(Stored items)
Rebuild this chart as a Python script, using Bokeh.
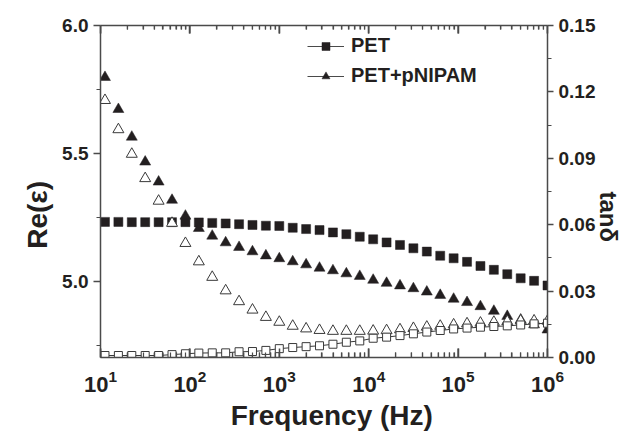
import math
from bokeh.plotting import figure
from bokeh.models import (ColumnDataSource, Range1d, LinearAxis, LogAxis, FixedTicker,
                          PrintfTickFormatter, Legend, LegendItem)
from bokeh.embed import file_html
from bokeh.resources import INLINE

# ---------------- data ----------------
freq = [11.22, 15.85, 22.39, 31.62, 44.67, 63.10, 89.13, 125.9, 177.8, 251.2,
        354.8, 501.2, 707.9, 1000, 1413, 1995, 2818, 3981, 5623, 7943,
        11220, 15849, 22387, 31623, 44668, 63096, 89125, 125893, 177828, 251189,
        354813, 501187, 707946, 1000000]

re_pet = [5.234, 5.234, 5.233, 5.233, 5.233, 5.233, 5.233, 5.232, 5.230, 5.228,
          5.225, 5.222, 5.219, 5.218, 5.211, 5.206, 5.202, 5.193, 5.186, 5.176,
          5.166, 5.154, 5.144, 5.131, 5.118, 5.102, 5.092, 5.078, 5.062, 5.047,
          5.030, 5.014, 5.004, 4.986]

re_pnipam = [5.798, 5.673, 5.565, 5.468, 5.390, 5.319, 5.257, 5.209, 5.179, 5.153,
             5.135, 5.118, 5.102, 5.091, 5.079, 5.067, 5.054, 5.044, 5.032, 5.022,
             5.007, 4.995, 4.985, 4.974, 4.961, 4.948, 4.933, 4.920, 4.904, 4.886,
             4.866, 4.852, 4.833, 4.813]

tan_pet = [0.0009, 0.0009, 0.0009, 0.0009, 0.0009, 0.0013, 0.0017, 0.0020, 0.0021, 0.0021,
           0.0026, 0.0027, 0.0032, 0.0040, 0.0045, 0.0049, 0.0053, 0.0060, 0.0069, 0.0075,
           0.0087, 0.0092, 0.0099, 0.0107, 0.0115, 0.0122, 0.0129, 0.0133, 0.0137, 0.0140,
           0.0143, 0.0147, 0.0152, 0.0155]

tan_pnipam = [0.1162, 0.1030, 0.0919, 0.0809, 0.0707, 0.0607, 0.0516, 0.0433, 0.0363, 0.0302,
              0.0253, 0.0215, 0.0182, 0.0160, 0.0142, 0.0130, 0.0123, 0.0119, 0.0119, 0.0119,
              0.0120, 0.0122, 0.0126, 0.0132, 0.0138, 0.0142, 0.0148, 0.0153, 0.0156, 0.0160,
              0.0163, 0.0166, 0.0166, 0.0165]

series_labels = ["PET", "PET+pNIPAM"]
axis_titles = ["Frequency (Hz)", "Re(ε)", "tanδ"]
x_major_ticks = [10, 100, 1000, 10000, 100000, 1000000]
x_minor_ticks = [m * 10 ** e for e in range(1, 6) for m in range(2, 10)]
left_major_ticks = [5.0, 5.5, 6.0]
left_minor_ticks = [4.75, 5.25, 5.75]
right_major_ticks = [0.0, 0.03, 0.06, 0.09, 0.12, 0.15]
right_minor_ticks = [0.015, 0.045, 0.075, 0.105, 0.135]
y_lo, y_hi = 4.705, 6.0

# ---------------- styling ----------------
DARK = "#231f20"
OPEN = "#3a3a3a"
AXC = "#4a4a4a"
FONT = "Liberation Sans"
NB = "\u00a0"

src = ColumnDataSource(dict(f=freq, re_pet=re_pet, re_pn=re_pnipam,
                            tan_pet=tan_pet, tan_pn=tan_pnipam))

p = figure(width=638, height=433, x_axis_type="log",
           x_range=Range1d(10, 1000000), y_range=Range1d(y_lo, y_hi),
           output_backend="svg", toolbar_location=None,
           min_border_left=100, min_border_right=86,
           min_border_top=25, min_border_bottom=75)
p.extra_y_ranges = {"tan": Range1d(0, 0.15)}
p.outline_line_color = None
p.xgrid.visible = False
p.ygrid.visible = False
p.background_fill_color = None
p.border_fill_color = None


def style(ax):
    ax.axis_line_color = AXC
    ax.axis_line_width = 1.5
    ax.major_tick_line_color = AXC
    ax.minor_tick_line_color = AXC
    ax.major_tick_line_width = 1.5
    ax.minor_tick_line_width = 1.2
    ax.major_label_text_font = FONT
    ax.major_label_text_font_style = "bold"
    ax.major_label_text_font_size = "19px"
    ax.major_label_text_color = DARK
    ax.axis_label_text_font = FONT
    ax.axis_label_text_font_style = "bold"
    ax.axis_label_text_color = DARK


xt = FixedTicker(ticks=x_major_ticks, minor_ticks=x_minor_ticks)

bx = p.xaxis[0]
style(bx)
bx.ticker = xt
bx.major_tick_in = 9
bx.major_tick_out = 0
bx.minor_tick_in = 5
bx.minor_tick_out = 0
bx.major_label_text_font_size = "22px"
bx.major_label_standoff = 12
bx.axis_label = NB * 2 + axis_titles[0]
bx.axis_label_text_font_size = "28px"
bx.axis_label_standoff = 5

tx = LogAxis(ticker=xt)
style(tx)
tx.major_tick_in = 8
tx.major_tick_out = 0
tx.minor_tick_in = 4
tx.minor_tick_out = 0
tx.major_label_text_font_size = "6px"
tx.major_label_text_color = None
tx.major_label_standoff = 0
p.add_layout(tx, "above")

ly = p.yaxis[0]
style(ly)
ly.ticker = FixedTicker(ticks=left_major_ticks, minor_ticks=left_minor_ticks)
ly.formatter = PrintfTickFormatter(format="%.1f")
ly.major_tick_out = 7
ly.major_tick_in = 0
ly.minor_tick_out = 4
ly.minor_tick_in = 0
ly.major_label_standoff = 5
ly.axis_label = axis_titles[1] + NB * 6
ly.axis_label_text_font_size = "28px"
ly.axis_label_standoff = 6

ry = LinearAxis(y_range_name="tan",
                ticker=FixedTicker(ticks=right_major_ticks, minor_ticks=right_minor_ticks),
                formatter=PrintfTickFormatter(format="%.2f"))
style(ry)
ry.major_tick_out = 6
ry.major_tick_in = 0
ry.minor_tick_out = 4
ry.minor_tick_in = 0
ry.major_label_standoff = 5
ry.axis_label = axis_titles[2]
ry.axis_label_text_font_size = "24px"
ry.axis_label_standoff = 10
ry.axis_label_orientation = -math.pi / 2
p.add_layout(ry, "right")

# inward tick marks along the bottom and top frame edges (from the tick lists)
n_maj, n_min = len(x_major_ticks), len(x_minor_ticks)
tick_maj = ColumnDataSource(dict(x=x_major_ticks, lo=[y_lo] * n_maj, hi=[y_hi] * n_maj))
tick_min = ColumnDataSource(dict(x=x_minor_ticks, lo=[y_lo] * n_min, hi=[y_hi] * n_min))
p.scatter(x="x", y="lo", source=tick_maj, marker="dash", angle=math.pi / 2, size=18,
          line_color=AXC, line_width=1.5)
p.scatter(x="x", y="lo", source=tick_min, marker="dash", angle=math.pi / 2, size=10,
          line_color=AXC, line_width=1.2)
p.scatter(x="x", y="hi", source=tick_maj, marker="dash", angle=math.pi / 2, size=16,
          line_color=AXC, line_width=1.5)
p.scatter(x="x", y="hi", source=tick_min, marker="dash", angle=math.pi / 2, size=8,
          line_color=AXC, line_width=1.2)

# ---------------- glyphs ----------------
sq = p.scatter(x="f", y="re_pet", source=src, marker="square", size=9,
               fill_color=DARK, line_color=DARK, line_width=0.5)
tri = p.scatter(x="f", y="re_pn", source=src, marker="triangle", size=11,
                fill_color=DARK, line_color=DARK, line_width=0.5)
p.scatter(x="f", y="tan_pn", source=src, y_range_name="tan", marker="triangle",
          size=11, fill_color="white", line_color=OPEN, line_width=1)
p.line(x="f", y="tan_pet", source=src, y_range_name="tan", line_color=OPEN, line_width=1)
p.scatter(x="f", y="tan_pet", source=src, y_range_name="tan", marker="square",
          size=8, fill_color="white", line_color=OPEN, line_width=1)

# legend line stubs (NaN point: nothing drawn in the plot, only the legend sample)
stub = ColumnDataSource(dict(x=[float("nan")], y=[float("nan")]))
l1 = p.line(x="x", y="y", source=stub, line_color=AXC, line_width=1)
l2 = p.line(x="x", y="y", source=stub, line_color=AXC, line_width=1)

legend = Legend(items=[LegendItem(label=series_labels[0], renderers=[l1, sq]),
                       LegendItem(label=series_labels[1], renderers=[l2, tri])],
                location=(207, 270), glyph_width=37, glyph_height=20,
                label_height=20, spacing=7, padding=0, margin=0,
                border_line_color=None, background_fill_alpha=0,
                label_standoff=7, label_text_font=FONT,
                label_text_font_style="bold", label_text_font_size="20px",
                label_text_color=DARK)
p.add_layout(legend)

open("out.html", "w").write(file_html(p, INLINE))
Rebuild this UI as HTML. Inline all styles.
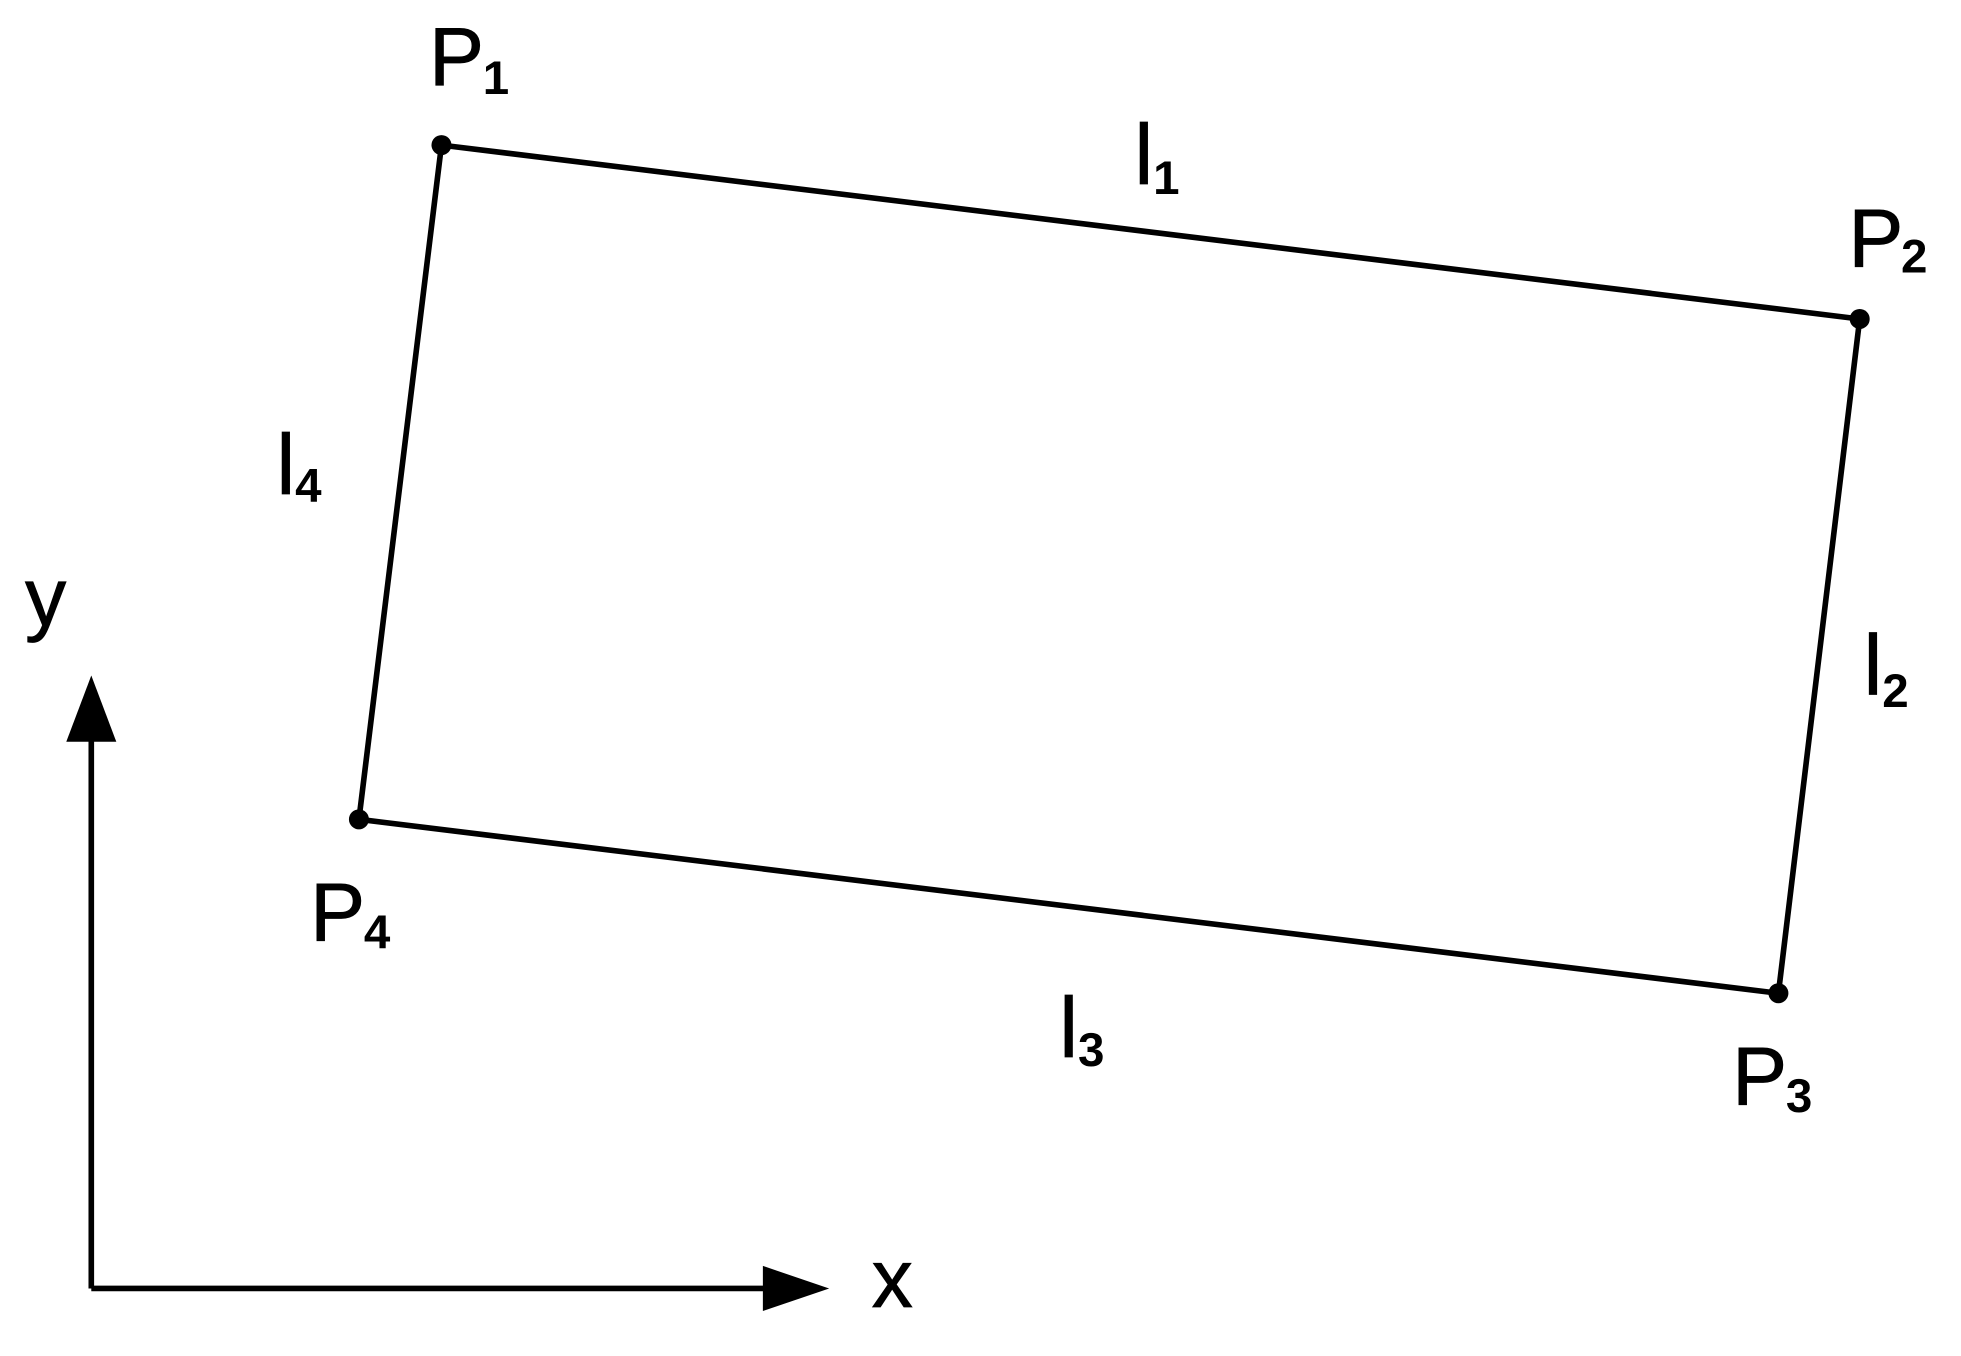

Problem details -> Word for word, give again the lines from the first entry to the line with "0.0163, 0.0166, 0.0166, 0.0165]", inclusive. Exclude the pictures.

Output for this exercise ->
Rebuild this chart as a Python script, using Bokeh.
import math
from bokeh.plotting import figure
from bokeh.models import (ColumnDataSource, Range1d, LinearAxis, LogAxis, FixedTicker,
                          PrintfTickFormatter, Legend, LegendItem)
from bokeh.embed import file_html
from bokeh.resources import INLINE

# ---------------- data ----------------
freq = [11.22, 15.85, 22.39, 31.62, 44.67, 63.10, 89.13, 125.9, 177.8, 251.2,
        354.8, 501.2, 707.9, 1000, 1413, 1995, 2818, 3981, 5623, 7943,
        11220, 15849, 22387, 31623, 44668, 63096, 89125, 125893, 177828, 251189,
        354813, 501187, 707946, 1000000]

re_pet = [5.234, 5.234, 5.233, 5.233, 5.233, 5.233, 5.233, 5.232, 5.230, 5.228,
          5.225, 5.222, 5.219, 5.218, 5.211, 5.206, 5.202, 5.193, 5.186, 5.176,
          5.166, 5.154, 5.144, 5.131, 5.118, 5.102, 5.092, 5.078, 5.062, 5.047,
          5.030, 5.014, 5.004, 4.986]

re_pnipam = [5.798, 5.673, 5.565, 5.468, 5.390, 5.319, 5.257, 5.209, 5.179, 5.153,
             5.135, 5.118, 5.102, 5.091, 5.079, 5.067, 5.054, 5.044, 5.032, 5.022,
             5.007, 4.995, 4.985, 4.974, 4.961, 4.948, 4.933, 4.920, 4.904, 4.886,
             4.866, 4.852, 4.833, 4.813]

tan_pet = [0.0009, 0.0009, 0.0009, 0.0009, 0.0009, 0.0013, 0.0017, 0.0020, 0.0021, 0.0021,
           0.0026, 0.0027, 0.0032, 0.0040, 0.0045, 0.0049, 0.0053, 0.0060, 0.0069, 0.0075,
           0.0087, 0.0092, 0.0099, 0.0107, 0.0115, 0.0122, 0.0129, 0.0133, 0.0137, 0.0140,
           0.0143, 0.0147, 0.0152, 0.0155]

tan_pnipam = [0.1162, 0.1030, 0.0919, 0.0809, 0.0707, 0.0607, 0.0516, 0.0433, 0.0363, 0.0302,
              0.0253, 0.0215, 0.0182, 0.0160, 0.0142, 0.0130, 0.0123, 0.0119, 0.0119, 0.0119,
              0.0120, 0.0122, 0.0126, 0.0132, 0.0138, 0.0142, 0.0148, 0.0153, 0.0156, 0.0160,
              0.0163, 0.0166, 0.0166, 0.0165]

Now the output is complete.